Nulty statement issued at 5.06pm today:
“There are four main reasons that I am voting today against the budget. These are:
· It is unjust – it hits people on low and average incomes disproportionately
· It damages our prospects of economic recovery
· Instead of creating jobs it will lead to higher levels of unemployment
· It attacks the marginalised, the sick, the elderly and young people with disabilities
“The household charge combined with the increase in VAT is deeply regressive, unfair and ultimately counterproductive. People on low and average incomes will be disproportionately affected while the wealthy benefit from flat rate taxation levied in this manner.”

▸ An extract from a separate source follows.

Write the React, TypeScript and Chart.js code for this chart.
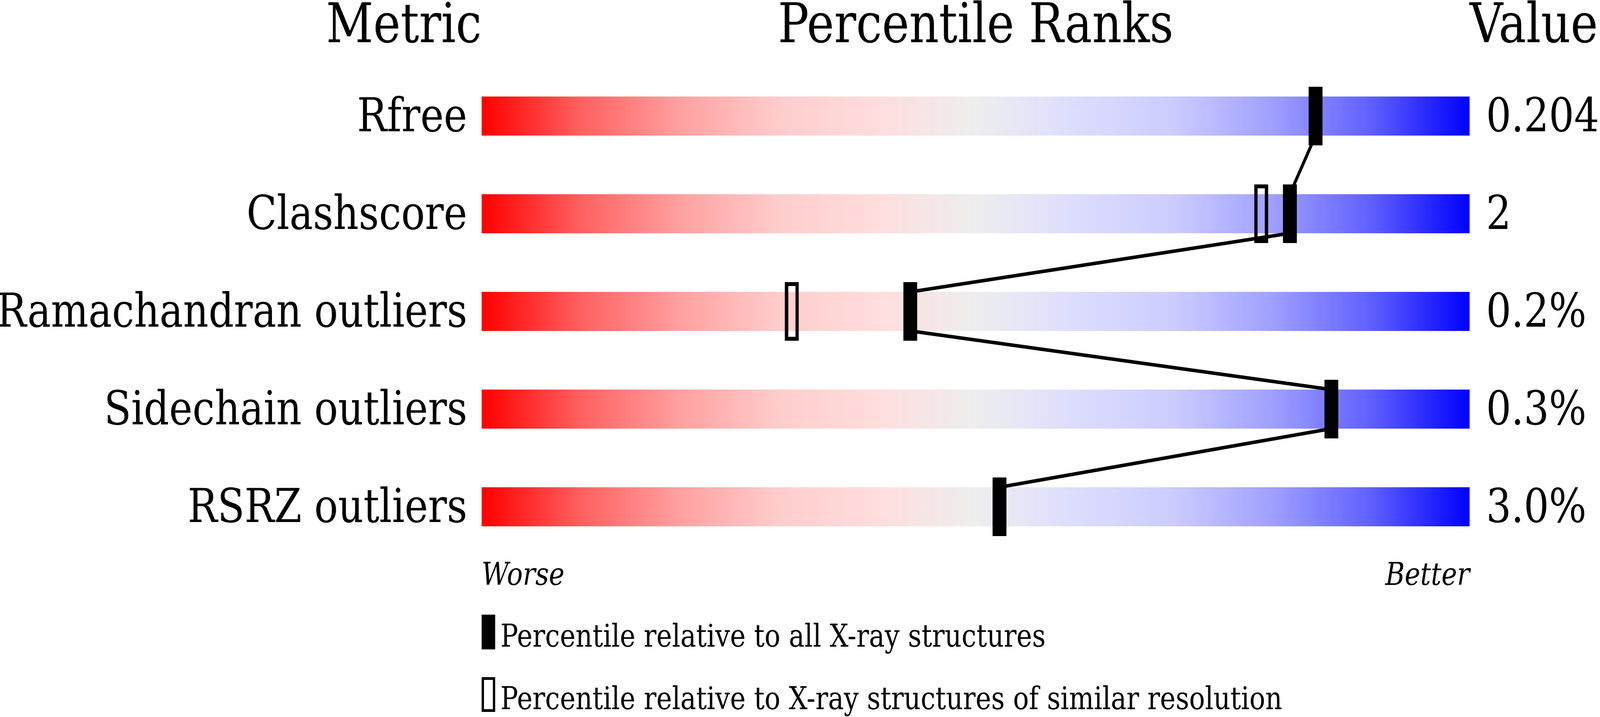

“The budget by hitting people on low and average incomes hinders our prospects for economic recovery. Because people on low incomes spend, rather than save or invest, these measures take money directly out of the local economy and hit jobs in the already hard pressed retail sector. There is an alternative to austerity which I have outlined in some detail over the last ten days. TASC, Social Justice Ireland and ICTU have put forward well-researched proposals that can raise billions from the wealthy. I am disappointed that the Government has not taken these proposals on board. Irish concentration of wealth is one of the highest in the EU-15. 28% of all wealth – housing and financial wealth – is owned by the top 1% of adults. The Government should target this wealth.”
“The Government decision to further cut the number of jobs is the last thing we need with soaring levels of unemployment. Specifically they have decided:
· To cut 7,500 direct jobs from the economy next year, due to cuts in capital spending.
· To reduce public sector employment by a further 6,000.
· To make cuts in the social protection budget at a time when the ESRI predicts we are going back into recession next year.”
“The decision to cut child benefit for the 3rd and 4th child is a very clear breach of the pledge by the Labour Party in the last general election to protect this payment from cuts. Larger families are more at risk from poverty so this is an unjust decision. Other measures that are particularly regressive include:
· Cuts of €543 million from health which will have a devastating effect.
· The decision to increase public transport fares which will again hit people on low and average incomes disproportionately hard.
· The 47% cut in disability allowance for young people with disabilities who cannot find work.”
“I remain 100% committed to the values and principles of the Irish Labour Party. I put forward a number of constructive proposals in advance of the budget that outlined how the Government could increase revenues to narrow the budget deficit as required. I am not prepared to support measures which damage our economic recovery while attacking the weak, the sick, the marginalised and the vulnerable.”